= Cwm Llwyd Fault =

Geological fault in Great Britain

The Cwm Llwyd Fault is a fault in the west of the Black Mountain of South Wales. It runs north, parallel to the A4069 road, for over 4 km from near Brynaman to meet the Carreg Cennen Disturbance near Brest Cwm Llwyd. It moved as a sinistral (left lateral) strike-slip fault during the Variscan Orogeny. Together with the Llwyn Celyn Fault it formed a left-stepping offset that created a pull apart structure, which preserved the Cwm Llwyd Outlier of Namurian rocks.

==Description==

The Cwm Llwyd Fault is a steep, north-to-south-trending fracture that slices through the Black Mountain escarpment near Nant Oesglyn in Carmarthenshire, Wales. It separates older Devonian and Dinantian limestones on its east from progressively younger Namurian sandstones and shales on its west, giving a total vertical mismatch (known to geologists as throw) of roughly 200–225 m where the fault crosses the escarpment. Field mapping shows that displacement increases north-wards, so that below the mountain road the Lower Limestone Shale is dropped against much older Old Red Sandstone; south-wards, the sense of movement fades out. Because the rocks on either side stand nearly vertical at the fault contact, the structure acts like a wall, and the stream of Nant Oesglyn exploits the resulting line of weakness to carve a narrow gorge.

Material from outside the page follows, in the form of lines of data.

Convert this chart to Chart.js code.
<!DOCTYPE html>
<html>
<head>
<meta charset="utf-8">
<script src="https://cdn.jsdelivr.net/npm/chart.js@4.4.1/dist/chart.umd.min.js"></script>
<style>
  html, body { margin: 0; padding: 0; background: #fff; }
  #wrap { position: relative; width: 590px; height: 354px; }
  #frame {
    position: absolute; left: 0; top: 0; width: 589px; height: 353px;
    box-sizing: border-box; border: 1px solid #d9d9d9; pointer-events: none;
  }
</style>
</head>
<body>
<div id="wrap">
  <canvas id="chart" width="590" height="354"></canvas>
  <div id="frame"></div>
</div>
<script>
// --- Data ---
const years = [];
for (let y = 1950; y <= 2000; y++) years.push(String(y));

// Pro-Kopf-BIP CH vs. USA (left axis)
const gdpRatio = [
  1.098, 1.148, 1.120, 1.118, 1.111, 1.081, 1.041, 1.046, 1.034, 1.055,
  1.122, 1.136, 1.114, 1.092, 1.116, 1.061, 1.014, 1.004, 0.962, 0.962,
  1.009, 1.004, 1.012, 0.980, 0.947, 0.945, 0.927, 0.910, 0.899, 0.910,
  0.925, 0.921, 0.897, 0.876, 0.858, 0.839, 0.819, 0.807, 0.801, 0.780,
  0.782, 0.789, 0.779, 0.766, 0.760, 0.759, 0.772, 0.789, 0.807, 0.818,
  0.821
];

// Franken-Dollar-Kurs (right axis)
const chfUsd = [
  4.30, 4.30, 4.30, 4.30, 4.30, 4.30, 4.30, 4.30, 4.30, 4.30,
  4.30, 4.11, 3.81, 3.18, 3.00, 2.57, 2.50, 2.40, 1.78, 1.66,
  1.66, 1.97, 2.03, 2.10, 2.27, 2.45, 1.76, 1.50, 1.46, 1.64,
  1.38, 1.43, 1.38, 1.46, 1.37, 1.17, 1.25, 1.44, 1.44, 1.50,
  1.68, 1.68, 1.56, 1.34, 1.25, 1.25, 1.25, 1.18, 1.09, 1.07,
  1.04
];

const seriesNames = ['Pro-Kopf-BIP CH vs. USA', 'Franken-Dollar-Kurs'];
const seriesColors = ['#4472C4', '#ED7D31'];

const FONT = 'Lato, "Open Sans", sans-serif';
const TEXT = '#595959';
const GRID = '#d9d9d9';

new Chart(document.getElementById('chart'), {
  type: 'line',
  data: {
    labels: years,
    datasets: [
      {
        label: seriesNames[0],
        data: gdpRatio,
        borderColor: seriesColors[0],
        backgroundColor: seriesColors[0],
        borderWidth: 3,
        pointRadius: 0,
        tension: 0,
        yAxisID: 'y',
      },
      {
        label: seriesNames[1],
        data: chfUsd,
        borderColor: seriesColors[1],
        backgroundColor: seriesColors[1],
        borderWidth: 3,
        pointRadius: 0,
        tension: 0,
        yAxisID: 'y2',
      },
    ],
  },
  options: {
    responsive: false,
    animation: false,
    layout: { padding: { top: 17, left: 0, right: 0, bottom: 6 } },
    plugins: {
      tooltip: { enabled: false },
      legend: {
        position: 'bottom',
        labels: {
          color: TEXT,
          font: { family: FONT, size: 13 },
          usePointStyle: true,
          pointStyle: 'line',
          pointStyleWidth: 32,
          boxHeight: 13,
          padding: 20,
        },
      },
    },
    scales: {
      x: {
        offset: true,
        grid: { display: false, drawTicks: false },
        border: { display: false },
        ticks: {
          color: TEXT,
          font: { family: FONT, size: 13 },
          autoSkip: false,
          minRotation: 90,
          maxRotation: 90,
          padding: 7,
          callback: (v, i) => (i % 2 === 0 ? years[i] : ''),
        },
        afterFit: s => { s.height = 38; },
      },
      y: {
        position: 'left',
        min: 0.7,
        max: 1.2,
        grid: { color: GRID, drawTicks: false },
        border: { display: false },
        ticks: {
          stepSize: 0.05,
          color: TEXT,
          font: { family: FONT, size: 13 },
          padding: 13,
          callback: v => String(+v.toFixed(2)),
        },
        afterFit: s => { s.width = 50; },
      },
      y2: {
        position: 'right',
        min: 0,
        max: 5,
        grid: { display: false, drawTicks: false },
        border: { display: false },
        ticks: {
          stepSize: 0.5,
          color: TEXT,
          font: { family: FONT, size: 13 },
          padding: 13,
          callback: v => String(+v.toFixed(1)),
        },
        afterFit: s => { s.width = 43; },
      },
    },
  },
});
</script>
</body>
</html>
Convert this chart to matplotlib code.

Although many Welsh faults are drawn as simple cracks on maps, detailed work on the Cwm Llwyd Fault reveals it is one strand in a small pull-apart system created by sideways (strike-slip) movements during the Variscan mountain-building episode around 300 million years ago. The key clue is a left-stepping overlap between the Cwm Llwyd Fault and the parallel Llwyn Celyn Fault 200 m to the east; where the two overlap, the ground between them dropped out to form a narrow, trench-like hollow (a graben). This sunken strip now preserves the Cwm Llwyd Outlier—an isolated mass of soft Namurian "Middle Shales". Because the shales are far less resistant than the surrounding sandstones and limestones, they have been whittled into a conspicuous grassy re-entrant in the otherwise craggy Black Mountain face, making the fault zone easy to pick out in the landscape.

The fault's importance lies in the insight it gives into the later tectonic history of South-West Wales. Petrographic and weathering evidence from the outlier suggest the fracture system was re-activated long after the Variscan orogeny—probably during early Cenozoic times when the North Atlantic was opening—and this second phase of movement may have freshened an ancient weathering profile now preserved along the fault's eastern wall.